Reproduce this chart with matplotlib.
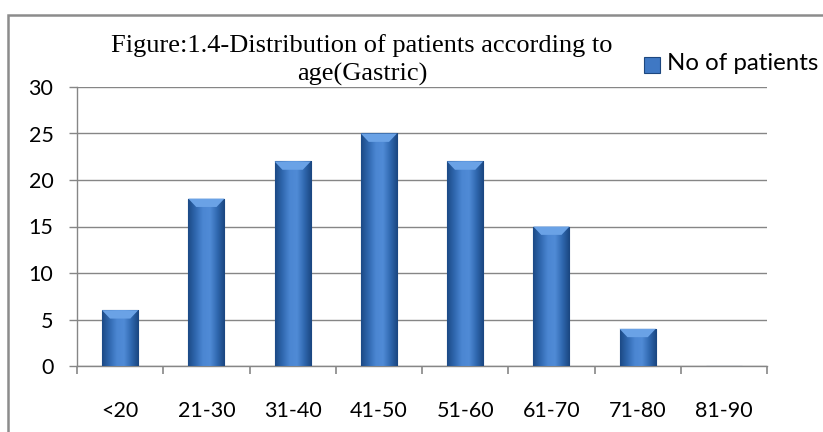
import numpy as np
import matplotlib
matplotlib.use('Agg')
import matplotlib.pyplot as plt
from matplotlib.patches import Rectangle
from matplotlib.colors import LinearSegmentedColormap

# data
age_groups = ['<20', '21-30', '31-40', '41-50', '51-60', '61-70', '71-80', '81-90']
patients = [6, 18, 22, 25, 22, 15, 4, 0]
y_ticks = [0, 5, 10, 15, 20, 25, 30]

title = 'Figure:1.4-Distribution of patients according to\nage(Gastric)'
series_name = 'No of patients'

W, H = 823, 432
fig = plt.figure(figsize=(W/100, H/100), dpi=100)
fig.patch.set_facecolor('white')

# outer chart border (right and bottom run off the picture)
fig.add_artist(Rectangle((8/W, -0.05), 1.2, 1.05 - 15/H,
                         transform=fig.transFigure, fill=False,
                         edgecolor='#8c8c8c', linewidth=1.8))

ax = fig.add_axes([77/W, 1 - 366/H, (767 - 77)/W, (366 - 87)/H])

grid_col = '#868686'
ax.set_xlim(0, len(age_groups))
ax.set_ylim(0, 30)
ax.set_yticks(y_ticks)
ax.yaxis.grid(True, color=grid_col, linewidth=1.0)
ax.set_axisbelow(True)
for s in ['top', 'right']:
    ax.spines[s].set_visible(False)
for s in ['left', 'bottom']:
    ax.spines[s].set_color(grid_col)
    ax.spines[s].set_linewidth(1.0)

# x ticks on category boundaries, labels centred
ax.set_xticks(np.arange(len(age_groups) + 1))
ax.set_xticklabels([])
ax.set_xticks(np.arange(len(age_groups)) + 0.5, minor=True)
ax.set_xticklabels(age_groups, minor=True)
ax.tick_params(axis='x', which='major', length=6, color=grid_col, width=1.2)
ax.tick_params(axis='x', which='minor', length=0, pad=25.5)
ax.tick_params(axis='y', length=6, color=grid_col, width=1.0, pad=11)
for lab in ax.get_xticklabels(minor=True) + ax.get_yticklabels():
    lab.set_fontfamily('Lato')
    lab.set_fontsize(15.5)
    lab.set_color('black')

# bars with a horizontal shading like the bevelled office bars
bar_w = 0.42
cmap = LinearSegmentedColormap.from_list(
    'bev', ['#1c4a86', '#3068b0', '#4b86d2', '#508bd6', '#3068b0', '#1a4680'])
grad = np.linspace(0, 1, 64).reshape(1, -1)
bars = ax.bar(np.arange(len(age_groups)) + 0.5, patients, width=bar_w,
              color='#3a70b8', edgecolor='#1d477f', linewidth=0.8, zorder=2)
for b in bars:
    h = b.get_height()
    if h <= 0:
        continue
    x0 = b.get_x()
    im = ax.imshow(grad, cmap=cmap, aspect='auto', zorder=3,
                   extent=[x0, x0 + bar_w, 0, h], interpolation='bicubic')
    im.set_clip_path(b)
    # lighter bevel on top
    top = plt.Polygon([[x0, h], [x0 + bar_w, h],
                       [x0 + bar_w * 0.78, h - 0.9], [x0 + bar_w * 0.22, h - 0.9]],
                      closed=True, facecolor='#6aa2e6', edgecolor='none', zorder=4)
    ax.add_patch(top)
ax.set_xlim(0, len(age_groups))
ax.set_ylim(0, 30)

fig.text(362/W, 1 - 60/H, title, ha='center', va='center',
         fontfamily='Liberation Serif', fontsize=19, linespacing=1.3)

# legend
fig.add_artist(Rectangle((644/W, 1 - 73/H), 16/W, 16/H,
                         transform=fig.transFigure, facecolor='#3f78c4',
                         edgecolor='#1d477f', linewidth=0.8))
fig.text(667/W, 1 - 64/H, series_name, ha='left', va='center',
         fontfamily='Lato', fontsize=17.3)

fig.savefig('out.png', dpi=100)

####################

Up to and including the line with "y_ticks = [0, 5, 10, 15, 20, 25, 30]", copy the data above from its first line. Skip pictures.

Reproduce this chart with matplotlib.
import numpy as np
import matplotlib
matplotlib.use('Agg')
import matplotlib.pyplot as plt
from matplotlib.patches import Rectangle
from matplotlib.colors import LinearSegmentedColormap

# data
age_groups = ['<20', '21-30', '31-40', '41-50', '51-60', '61-70', '71-80', '81-90']
patients = [6, 18, 22, 25, 22, 15, 4, 0]
y_ticks = [0, 5, 10, 15, 20, 25, 30]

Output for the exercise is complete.